И всё же дали, дали они тут маху! Плагиаторская афёра! - без меня и против меня издавать мои же книги! Даже в нашей беззаконной неправовой стране (где закрытое ведомственное издание не считается и "изданием", даже в суд нельзя подавать на нарушение авторских прав!), но с нарождающимся общественным мнением, но со слабеньким эхошком ещё и мирового мнения, залез их коготь что-то слишком нагло и далеко. Эй, застрянет? Обернется этот способ когда-то против них.

Этим закрытым изданием на какое-то действие они толкали и меня, но я опять тугодумно не мог понять - на какое же? Я только не увидел в этой затее опасности, она мне даже понравилась. Настроят против меня номенклатуру? Так они и так меня все ненавидят. Зато значит, брать меня сейчас не собираются.

Вот как неожиданно и удивительно развивается история: когда-то сажали нас, несчастных, ни за что, за полслова, за четвертушку крамольной мысли.
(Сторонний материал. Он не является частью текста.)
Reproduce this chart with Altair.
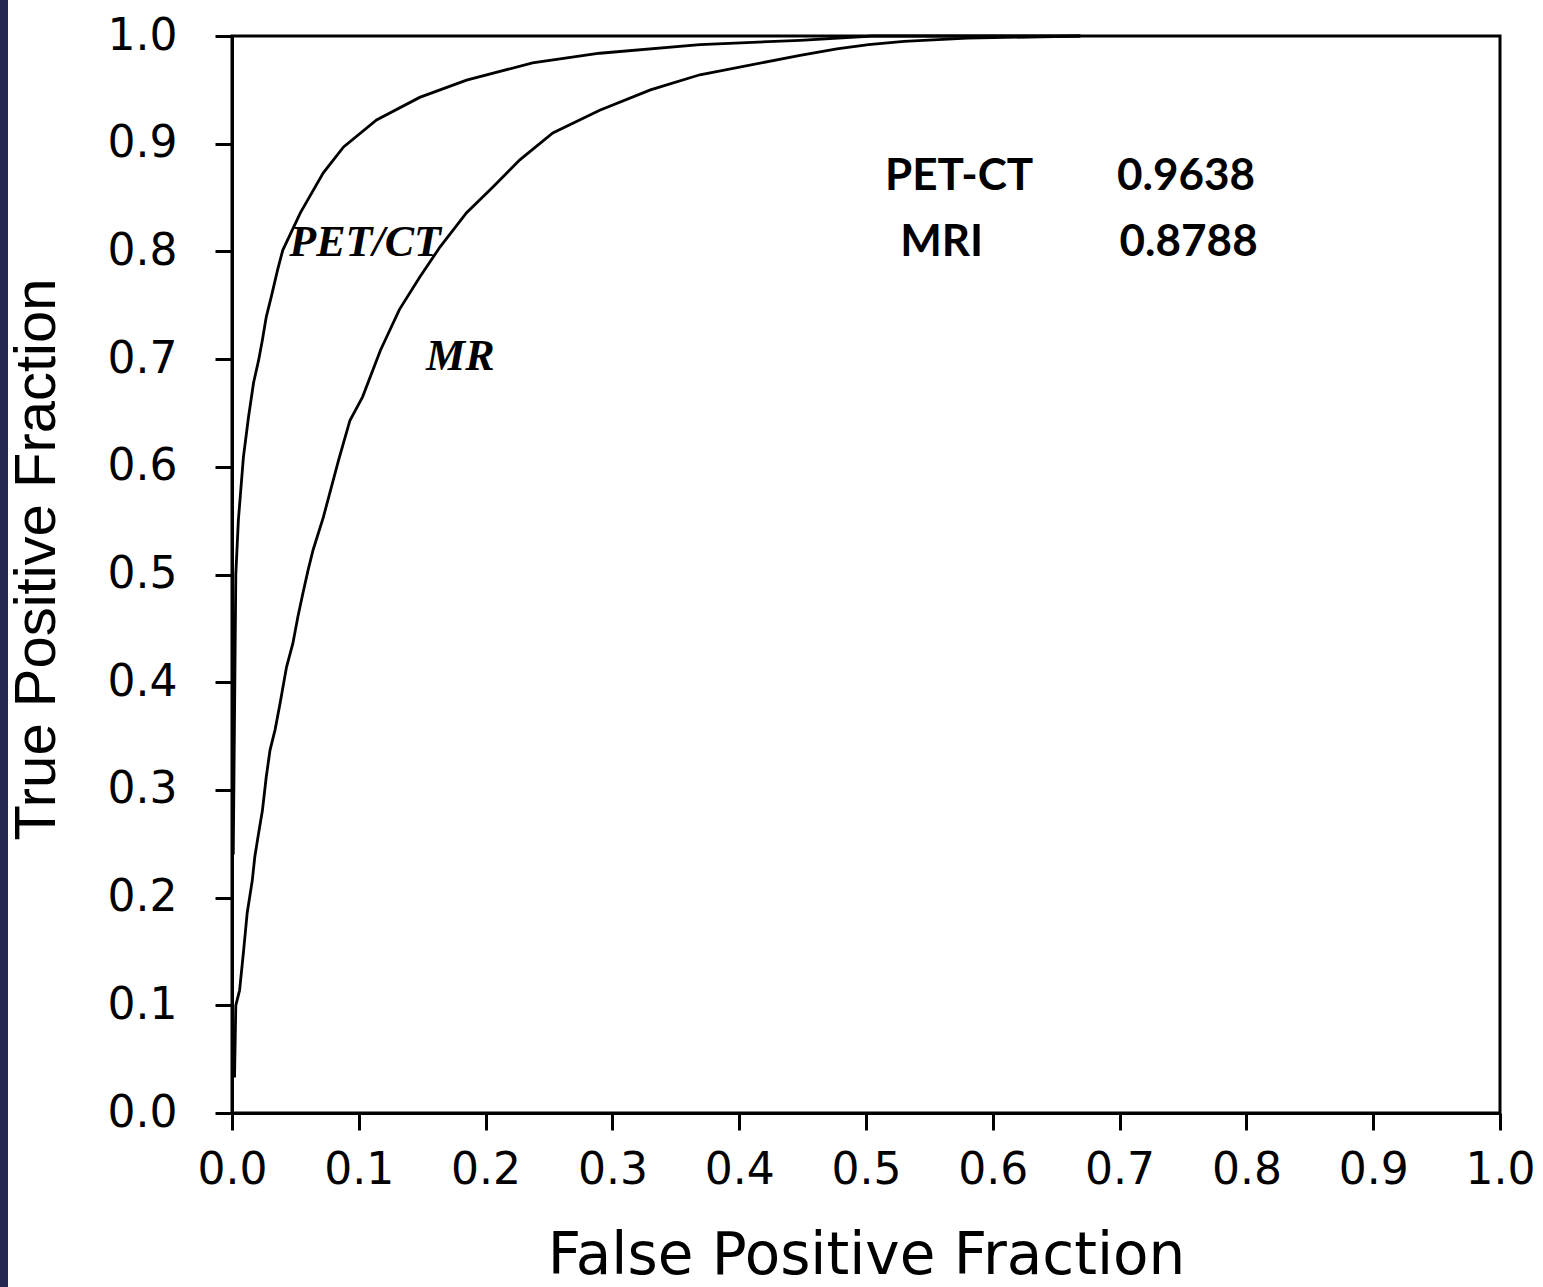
import altair as alt
import pandas as pd

# ROC curve points (False Positive Fraction, True Positive Fraction)
pet_fpf = [0.001, 0.003, 0.005, 0.009, 0.013, 0.017, 0.021, 0.024, 0.027, 0.031, 0.036, 0.040,
           0.054, 0.072, 0.088, 0.114, 0.148, 0.185, 0.237, 0.290, 0.369, 0.448, 0.505, 0.669]
pet_tpf = [0.240, 0.500, 0.550, 0.609, 0.646, 0.678, 0.699, 0.718, 0.739, 0.758, 0.783, 0.801,
           0.836, 0.873, 0.897, 0.922, 0.943, 0.959, 0.975, 0.984, 0.992, 0.996, 1.000, 1.000]

mri_fpf = [0.002, 0.003, 0.006, 0.009, 0.012, 0.016, 0.018, 0.021, 0.024, 0.027, 0.030, 0.034,
           0.038, 0.043, 0.048, 0.052, 0.056, 0.060, 0.064, 0.072, 0.084, 0.093, 0.103, 0.117,
           0.132, 0.148, 0.164, 0.185, 0.206, 0.227, 0.253, 0.290, 0.330, 0.369, 0.448, 0.477,
           0.502, 0.530, 0.580, 0.669]
mri_tpf = [0.033, 0.100, 0.114, 0.149, 0.186, 0.216, 0.238, 0.260, 0.281, 0.312, 0.337, 0.356,
           0.381, 0.414, 0.436, 0.461, 0.483, 0.504, 0.523, 0.553, 0.606, 0.643, 0.665, 0.708,
           0.746, 0.776, 0.804, 0.836, 0.860, 0.885, 0.910, 0.931, 0.950, 0.964, 0.982, 0.988,
           0.992, 0.995, 0.998, 1.000]

tick_values = [0.0, 0.1, 0.2, 0.3, 0.4, 0.5, 0.6, 0.7, 0.8, 0.9, 1.0]

# curve labels
curve_labels = ["PET/CT", "MR"]
curve_label_x = [0.105, 0.180]
curve_label_y = [0.808, 0.702]

# AUC table
auc_names = ["PET-CT", "MRI"]
auc_values = ["0.9638", "0.8788"]
auc_name_x = [0.515, 0.527]
auc_value_x = [0.698, 0.700]
auc_y = [0.869, 0.808]

rows = []
for i, (a, b) in enumerate(zip(pet_fpf, pet_tpf)):
    rows.append({"series": "PET/CT", "fpf": a, "tpf": b, "i": i})
for i, (a, b) in enumerate(zip(mri_fpf, mri_tpf)):
    rows.append({"series": "MR", "fpf": a, "tpf": b, "i": i})
curves = pd.DataFrame(rows)

lab = pd.DataFrame({"t": curve_labels, "x": curve_label_x, "y": curve_label_y})
auc_n = pd.DataFrame({"t": auc_names, "x": auc_name_x, "y": auc_y})
auc_v = pd.DataFrame({"t": auc_values, "x": auc_value_x, "y": auc_y})

xscale = alt.Scale(domain=[0, 1], nice=False, zero=False)
yscale = alt.Scale(domain=[0, 1], nice=False, zero=False)

lines = alt.Chart(curves).mark_line(color="black", strokeWidth=2.8).encode(
    x=alt.X("fpf:Q", scale=xscale,
            axis=alt.Axis(values=tick_values, format=".1f", title="False Positive Fraction",
                          labelPadding=18, titleY=160, titleBaseline="alphabetic",
                          titleFont="DejaVu Sans", titleFontSize=58,
                          labelFlush=False, labelOverlap=False)),
    y=alt.Y("tpf:Q", scale=yscale,
            axis=alt.Axis(values=tick_values, format=".1f", title="True Positive Fraction",
                          labelPadding=38, titleX=-195, titleY=523, titleAngle=-90,
                          titleBaseline="middle", titleAlign="center",
                          titleFont="Liberation Sans", titleFontSize=58,
                          labelFlush=False, labelOverlap=False)),
    detail="series:N",
    order="i:Q",
)

curve_text = alt.Chart(lab).mark_text(
    font="Liberation Serif", fontWeight="bold", fontStyle="italic", fontSize=44,
    color="black", align="center", baseline="middle"
).encode(x=alt.X("x:Q", scale=xscale), y=alt.Y("y:Q", scale=yscale), text="t:N")

auc_name_text = alt.Chart(auc_n).mark_text(
    font="Lato", fontWeight="bold", fontSize=44, color="black", align="left", baseline="middle"
).encode(x=alt.X("x:Q", scale=xscale), y=alt.Y("y:Q", scale=yscale), text="t:N")

auc_value_text = alt.Chart(auc_v).mark_text(
    font="Lato", fontWeight="bold", fontSize=44, color="black", align="left", baseline="middle"
).encode(x=alt.X("x:Q", scale=xscale), y=alt.Y("y:Q", scale=yscale), text="t:N")

strip = alt.Chart(pd.DataFrame({"a": [0]})).mark_rect(color="#242950", clip=False).encode(
    x=alt.value(-232), x2=alt.value(-224), y=alt.value(-36), y2=alt.value(1251)
)

chart = alt.layer(strip, lines, curve_text, auc_name_text, auc_value_text).properties(
    width=1268, height=1077,
    autosize=alt.AutoSizeParams(type="none"),
    padding={"left": 232, "top": 36, "right": 43, "bottom": 174},
    background="white",
).configure_view(
    stroke="black", strokeWidth=3
).configure_axis(
    grid=False,
    domainColor="black", domainWidth=3,
    tickColor="black", tickWidth=3, tickSize=17,
    labelFont="DejaVu Sans", labelFontSize=44, labelColor="black", labelFontWeight="normal",
    titleColor="black", titleFontWeight="normal",
)

chart.save("out.html", embed_options={"renderer": "svg", "actions": False})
Теперь ЧКГБ имеет против меня полный судебный букет (по их кодексу, разумеется) - и это только развязало мне руки, я стал идеологически экстерриториален! Через полгода после провала с моими архивами прояснилось, что этот провал принёс мне полную свободу мысли и исповедания: не только исповедания Бога - мною, членом атеистически-марксистского союза писателей, но исповедания и любой политической идеи. Ибо что б я теперь ни думал, это никак не может быть хуже и резче, чем то сердитое, что я написал в лагерной пьесе. И если не сажают за неё, значит не посадят и ни за какое нынешнее убеждение. Как угодно откровенно я теперь могу отвечать в письмах своим корреспондентам, что угодно высказывать собеседникам - и это не будет горше той пьесы! Что угодно я теперь могу записывать в дневниках - мне незачем больше шифровать и прятаться. Я подхожу к невиданной грани: не нуждаться больше лицемерить! никогда! и ни перед кем!